I first had these around 2003 at Paula Deen’s Lady & Sons restaurant in Savannah with my mom and grandmother. We all loved them and I had been wanting to make them ever since. But I never seemed to have cornmeal and buttermilk and the time to make them all at once — plus, Toby had no idea what a “hoecake” was, so he wasn’t really that excited about them.
Now, of course, he is a big fan. I think you will be, too. They really do work well plain as a savory pancake or with syrup as a sweet breakfast cake.
You are supposed to fry these in butter or oil. I used butter, but I didn’t want to go overboard. The cakes above are the first I put in, so you can see a lot of butter in there. As that got used up, I added about a tablespoon or so more at a time (for 3-5 hoecakes). Also in the above photo, you may be able to tell how the edges are firming up a bit. That is when it is time to turn them over with a spatula. They should lift off the pan pretty easily, so if you are having trouble getting the spatula under the cake it’s likely they aren’t ready yet.
Nice and browned. Mmmm.
It’s a good idea to drain them a little on a paper towel after cooking, even if you didn’t go overboard with the oil or butter. Then pour on the syrup!
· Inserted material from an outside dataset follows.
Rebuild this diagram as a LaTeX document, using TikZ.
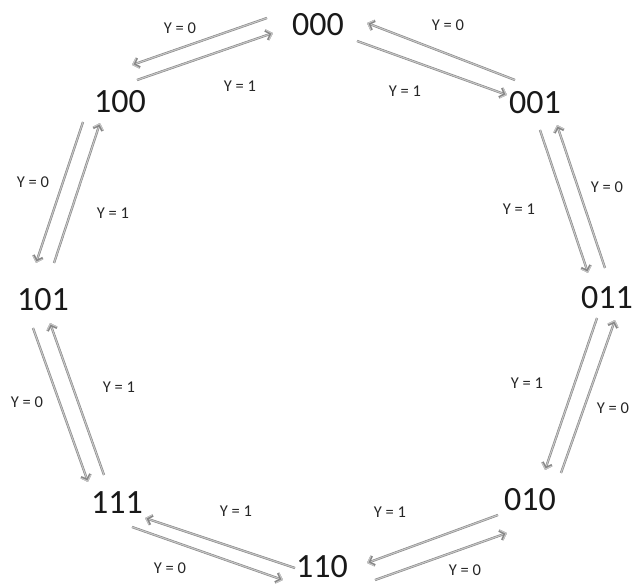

Hoecakes (from The Lady & Sons Savannah Country Cookbook)
1 cup self-rising flour
1 cup self-rising cornmeal*
1 tablespoon sugar
3/4 cup buttermilk
1/3 cup plus 1 tablespoon water
1/4 cup vegetable oil or bacon grease
Oil or butter for frying (I used butter)
Mix all the ingredients (except the frying oil/butter) together well. Heat oil or butter in a skillet over medium heat**. Drop mixture by spoonfuls into the hot skillet, using about 2 tablespoons of batter per hoecake.
When batter starts to look dry at the edges, flip the hoecake over and brown on the other side. Drain hoecakes on paper towels, then serve with butter for dinner or with maple syrup for breakfast.
Leftover batter keeps in the fridge for up to 2 days.
*I didn’t have self-rising cornmeal, so I put 1 1/2 tablespoons of baking powder in a measuring cup, then filled it to the 1 cup mark with cornmeal.
**My oven might be a little hotter than normal, because the butter starts to burn on medium. So I did it a on the low side of medium.